Pellet and corn stoves, also known an biomass stoves, are becoming increasingly popular due to the rising cost of oil, in conjunction with an increased awareness of the damage done by burning fossil fuels. Biomass materials, such as wood pellets or corn, burn more cleanly than cord wood, and are more efficient to burn than cord wood because they contain less hidden moisture. There are biomass stoves that are designed to burn either wood pellets or corn, and some that are made to burn either. What happens if you burn corn in a stove designed to burn wood pellets?
Difference Between Pellet And Corn Stoves
Pellet and corn stoves need to be filled only once a day, and both types of fuel are easy and clean to both store and use. There is one difference between the two types of biomass stoves, however, and that difference lies in the construction of the stoves themselves.
Corn-burning stoves possess a metal rod known as an augur or agitator, which stirs the corn as it's burning. The rods are often long metal sticks running along the length of the burnpot, with smaller rods attached perpendicularly to them. These smaller attached rods keep the corn moving as it burns, and break up any obstructions caused by the sticky ashes resulting from burned corn. Wood pellets don't create sticky ashes, thus eliminating the need for such a rod in a wood pellet stove.

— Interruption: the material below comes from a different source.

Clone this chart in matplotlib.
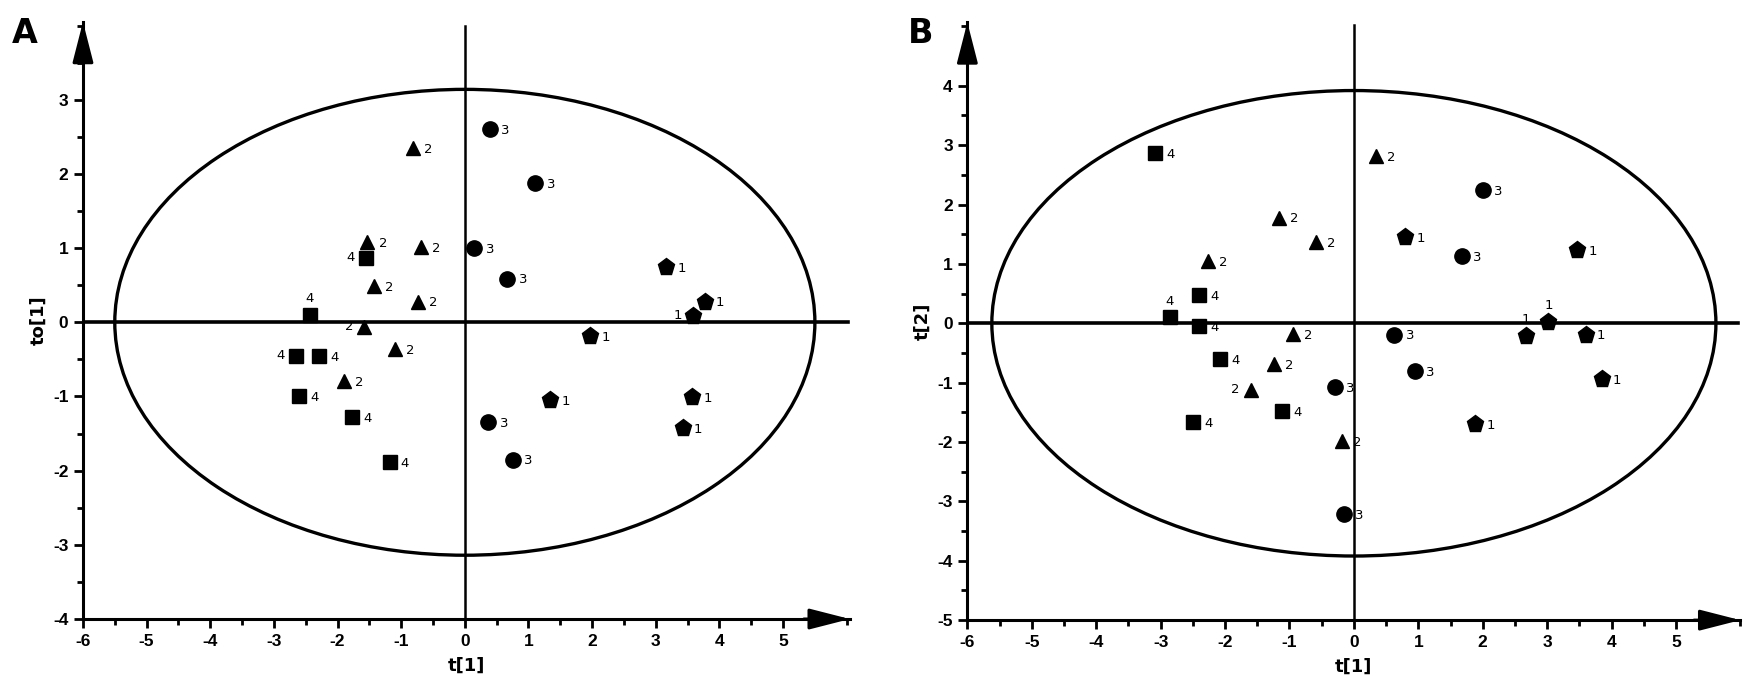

When Corn Is Burned In a Pellet Stove
As mentioned, wood pellet stoves don't possess the spiked augur or agitator that a corn-burning stove possesses. If corn is fed into a biomass stove specifically designed for burning wood pellets, the sugar in the corn kernels create the sticky ashes known commonly as "clinkers." These will build up, since they are not being crushed and spread out by the spiked rod, and will eventually block air passages and impair air flow within the stove to the point that it can eventually cause serious and permanent interior damage.
For those who have found that wood pellet prices in their area have gone up, and who wish to pad out their pellet supply with dry corn kernels, a 50-50 mixture of corn and pellets seems to work with minimal to no damage, although you'll have to clean out the "clinkers" left behind by the corn on a daily basis.
Combination Pellet/Corn Stoves
Increasingly, there is a demand for multi-fuel biomass stoves which will burn both wood pellets and corn, in addition to other nontraditional fuels. Having such a biomass stove would help the homeowner contend with the fluctuating cost of different natural fuels by not enslaving them to one particular type of fuel. Three popular current models of multi-fuel biomass stoves are the Bixby 115 and the Harman PC-45--both of which burn just wood pellets and corn--and the Stoveworks multi-fuel biomass stove, which burns pellets, corn, corn cobs, cherry and olive pits, nut shells, and wood chips.